Он был пустой, резкий и холодный. Такой, которым его сделали наши миры.
– Жди звонка к завтрашнему вечеру. Я должен позвонить своему агенту. Он найдет адвокатов. А деньги… Это много, Хан. И на это тоже нужно время. Мне не вывести такие суммы за день.
– Я понял, брат. Камсамнида!
– Потом сочтемся, засранец. Все вы оболтусы влюбленные. Я не могу оставить вас без присмотра.
– Да я помню, – это был первый проблеск на моём лице, – Но все таки жду в палатке завтра. Я хочу накормить тебя кое-чем умопомрачительно вкусным и вредным.
– Я приеду к восьми. И попытаюсь всё решить, – он поставил трубку, и теперь я должен был сделать кое-что сам, а не только полагаясь на помощь друзей.
Поэтому я вышел у здания департамента, и посмотрел на парковую зону, где всё ещё видел словно наяву, как она идёт по дорожке и катается а плащ. Сейчас стоял полдень, но вокруг меня словно ночь сомкнулась, и я смотрел на парня, который шел прямо за фигурой женщины, аккуратно и пристально наблюдая за каждым её шагом.
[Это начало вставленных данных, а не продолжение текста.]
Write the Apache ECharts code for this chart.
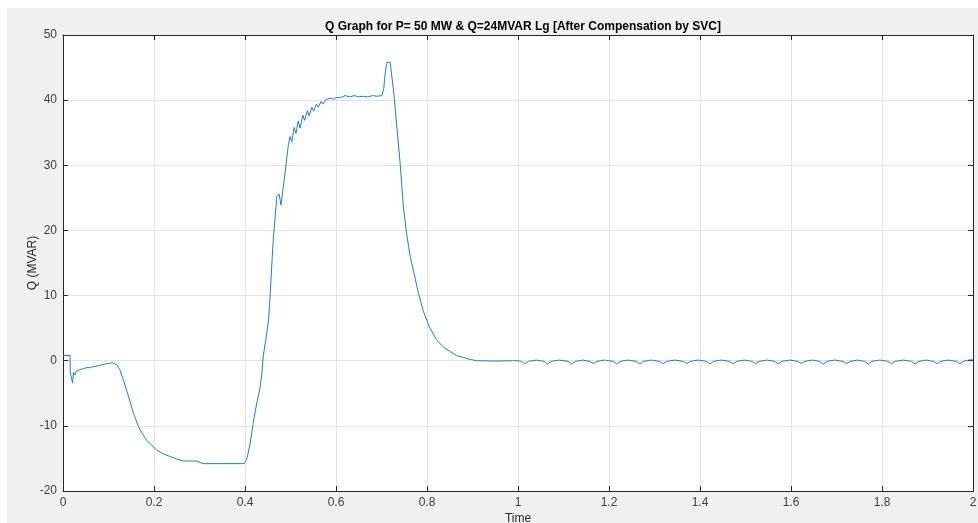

Потом она обернулась, и свет дня снова вспыхнул, вернув в реальность.
– Вы что-то хотели, господин? – на меня смотрела девушка, которая стояла точно на том же месте, где ко мне в ту ночь обернулась Лика.
– Простите, я обознался! – поклонился ей, и заметив мелькающие зелёный свет светофора, ушел.
Пошел в сторону здания, и через пятнадцать минут сидел в той самой допросной.
– Ты уверен в том, что ты хочешь сделать, Хан? – Ю Чон-ши смотрел на меня странным испытующим взглядом, – Твоя мать так нас обложила адвокатами Йон Со, что в пору в наших стенах адвокатскую контору открывать! Она делает всё, чтобы сохранить репутацию семьи и компанию. А ты хочешь взять и всё развалить, согласившись дать показания против собственного отчима. Я был уверен, что ты под замком в своем доме. Но ты меня удивил, парень.
– Мы наконец перейдем к сути, или вы и дальше будете восторгаться тем, что малолетний дегенерат, которого вы подозревали в убийстве, пришел давать показания против своей же семьи?
– Что с тобой случилось? Я понимаю, что ты пережил многое. Но на этом не стоит зацикливаться, иначе оно сожрет тебя, мальчик. Поверь мне, я видел многое.